EXERCISE TASK:
Only the number is needed: how many lines contain the word "matplotlib"?

SOURCE MATERIAL:
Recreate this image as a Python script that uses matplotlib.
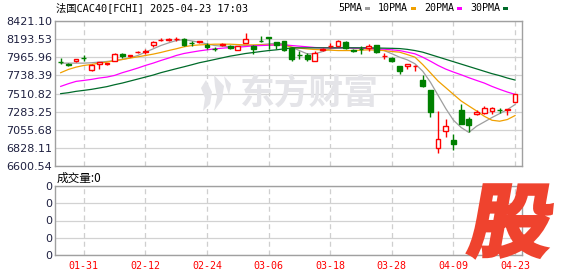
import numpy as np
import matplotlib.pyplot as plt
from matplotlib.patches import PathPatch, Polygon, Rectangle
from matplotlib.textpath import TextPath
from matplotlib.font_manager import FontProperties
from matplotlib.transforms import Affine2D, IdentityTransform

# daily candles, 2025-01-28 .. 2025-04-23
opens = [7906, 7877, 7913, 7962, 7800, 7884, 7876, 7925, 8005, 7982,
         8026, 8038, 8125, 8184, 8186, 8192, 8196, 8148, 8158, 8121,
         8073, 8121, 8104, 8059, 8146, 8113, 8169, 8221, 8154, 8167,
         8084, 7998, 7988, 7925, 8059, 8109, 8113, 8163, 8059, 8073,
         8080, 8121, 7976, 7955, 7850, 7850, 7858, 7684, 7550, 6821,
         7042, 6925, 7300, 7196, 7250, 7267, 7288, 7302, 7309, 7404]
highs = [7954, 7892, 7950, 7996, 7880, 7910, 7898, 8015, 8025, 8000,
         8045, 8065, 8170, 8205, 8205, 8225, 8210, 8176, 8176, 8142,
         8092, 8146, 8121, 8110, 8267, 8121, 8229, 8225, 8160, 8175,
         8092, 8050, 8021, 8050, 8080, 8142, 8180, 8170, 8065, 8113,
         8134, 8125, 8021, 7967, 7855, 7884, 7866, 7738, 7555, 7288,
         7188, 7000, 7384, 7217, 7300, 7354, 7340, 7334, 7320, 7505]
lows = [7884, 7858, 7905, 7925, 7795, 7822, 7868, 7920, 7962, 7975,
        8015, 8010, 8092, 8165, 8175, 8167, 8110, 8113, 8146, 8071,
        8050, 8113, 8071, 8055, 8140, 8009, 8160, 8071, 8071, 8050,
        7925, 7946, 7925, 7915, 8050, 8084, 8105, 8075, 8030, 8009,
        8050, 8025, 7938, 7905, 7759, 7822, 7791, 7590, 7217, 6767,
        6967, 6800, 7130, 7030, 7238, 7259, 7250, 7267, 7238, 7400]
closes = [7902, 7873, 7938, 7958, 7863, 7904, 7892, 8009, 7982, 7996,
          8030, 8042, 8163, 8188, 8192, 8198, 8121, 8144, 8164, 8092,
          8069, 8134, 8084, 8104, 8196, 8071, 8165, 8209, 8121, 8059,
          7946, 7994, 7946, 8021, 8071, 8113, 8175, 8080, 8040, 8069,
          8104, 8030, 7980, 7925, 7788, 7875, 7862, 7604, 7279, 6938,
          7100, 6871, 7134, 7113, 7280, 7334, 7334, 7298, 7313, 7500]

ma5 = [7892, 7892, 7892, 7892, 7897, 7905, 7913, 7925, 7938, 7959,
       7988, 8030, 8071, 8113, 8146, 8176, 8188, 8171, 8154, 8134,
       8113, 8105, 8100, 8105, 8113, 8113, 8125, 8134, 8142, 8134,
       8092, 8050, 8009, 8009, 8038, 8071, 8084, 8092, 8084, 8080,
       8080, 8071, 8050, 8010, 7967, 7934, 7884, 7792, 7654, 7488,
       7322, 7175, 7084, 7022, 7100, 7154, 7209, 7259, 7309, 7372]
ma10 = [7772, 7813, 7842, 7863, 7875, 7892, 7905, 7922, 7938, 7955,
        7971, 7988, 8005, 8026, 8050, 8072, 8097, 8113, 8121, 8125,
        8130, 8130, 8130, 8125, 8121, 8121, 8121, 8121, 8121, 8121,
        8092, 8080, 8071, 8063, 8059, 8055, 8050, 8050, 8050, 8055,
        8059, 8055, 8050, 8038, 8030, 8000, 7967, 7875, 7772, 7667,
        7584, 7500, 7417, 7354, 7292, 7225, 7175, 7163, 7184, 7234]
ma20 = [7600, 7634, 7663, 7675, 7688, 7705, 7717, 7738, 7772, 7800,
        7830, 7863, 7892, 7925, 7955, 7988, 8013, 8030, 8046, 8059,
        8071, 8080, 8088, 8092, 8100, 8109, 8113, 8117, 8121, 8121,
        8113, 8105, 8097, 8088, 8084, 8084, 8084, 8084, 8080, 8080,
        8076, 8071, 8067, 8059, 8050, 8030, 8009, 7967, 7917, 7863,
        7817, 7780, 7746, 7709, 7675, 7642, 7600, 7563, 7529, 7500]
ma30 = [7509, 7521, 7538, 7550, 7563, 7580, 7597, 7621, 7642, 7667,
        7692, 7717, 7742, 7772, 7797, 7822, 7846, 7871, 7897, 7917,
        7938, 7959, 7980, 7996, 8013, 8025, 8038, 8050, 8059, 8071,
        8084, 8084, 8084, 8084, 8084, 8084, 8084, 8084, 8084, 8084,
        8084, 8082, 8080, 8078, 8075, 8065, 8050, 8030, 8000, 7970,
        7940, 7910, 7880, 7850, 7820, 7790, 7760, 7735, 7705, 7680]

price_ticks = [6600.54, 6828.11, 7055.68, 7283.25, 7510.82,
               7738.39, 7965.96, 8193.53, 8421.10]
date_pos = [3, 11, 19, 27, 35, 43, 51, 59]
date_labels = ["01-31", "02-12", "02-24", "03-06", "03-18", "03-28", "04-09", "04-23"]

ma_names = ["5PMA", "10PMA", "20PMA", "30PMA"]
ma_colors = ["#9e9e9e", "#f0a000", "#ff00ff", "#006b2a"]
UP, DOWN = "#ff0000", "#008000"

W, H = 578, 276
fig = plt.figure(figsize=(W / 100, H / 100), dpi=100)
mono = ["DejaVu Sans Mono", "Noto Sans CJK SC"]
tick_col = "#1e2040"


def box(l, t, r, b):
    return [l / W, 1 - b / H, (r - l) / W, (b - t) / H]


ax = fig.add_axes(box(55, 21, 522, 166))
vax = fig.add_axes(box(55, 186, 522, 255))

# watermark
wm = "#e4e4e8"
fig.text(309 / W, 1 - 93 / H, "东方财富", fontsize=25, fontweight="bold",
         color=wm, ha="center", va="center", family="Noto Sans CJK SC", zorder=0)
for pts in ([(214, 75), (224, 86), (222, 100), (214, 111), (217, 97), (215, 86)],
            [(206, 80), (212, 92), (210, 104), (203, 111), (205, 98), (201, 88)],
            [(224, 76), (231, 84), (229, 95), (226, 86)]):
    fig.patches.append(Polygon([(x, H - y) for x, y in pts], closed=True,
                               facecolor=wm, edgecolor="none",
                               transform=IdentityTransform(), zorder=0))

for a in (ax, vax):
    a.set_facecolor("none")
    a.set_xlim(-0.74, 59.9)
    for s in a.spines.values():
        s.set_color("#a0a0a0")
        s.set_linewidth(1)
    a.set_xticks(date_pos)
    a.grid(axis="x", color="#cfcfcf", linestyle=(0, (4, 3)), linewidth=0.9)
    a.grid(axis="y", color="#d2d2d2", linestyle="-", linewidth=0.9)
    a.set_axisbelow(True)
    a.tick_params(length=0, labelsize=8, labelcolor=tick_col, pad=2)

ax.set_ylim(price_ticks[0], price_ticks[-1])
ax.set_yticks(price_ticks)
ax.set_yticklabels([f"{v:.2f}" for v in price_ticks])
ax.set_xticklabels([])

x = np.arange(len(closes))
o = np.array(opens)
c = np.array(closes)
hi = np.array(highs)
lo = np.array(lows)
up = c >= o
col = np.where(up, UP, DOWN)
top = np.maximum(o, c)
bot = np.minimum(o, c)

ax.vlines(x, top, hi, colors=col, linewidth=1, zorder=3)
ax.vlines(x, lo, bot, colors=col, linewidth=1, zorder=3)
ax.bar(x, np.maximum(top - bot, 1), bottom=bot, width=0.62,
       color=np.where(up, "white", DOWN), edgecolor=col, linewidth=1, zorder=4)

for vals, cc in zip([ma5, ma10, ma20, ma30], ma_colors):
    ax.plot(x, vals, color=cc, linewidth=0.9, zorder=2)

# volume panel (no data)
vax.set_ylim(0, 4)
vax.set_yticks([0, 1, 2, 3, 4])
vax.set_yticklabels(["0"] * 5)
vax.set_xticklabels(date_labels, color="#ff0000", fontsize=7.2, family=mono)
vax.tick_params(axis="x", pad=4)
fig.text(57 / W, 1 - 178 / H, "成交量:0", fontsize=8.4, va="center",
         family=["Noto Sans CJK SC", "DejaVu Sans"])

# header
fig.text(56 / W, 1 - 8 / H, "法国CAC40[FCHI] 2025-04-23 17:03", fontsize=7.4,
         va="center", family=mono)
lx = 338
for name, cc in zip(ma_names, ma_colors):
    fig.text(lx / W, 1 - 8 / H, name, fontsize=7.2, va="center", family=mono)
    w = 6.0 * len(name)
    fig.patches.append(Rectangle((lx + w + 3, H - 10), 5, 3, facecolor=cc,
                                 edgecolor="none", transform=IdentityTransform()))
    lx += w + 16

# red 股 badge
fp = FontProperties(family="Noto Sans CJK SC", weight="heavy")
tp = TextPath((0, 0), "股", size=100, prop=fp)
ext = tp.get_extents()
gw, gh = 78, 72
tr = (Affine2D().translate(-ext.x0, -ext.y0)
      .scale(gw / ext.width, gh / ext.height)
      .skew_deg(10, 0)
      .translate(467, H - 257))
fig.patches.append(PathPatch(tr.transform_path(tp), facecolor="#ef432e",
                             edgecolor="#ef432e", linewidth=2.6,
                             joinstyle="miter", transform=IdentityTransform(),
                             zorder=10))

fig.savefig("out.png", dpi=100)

SOLUTION FOR THIS EXERCISE:
6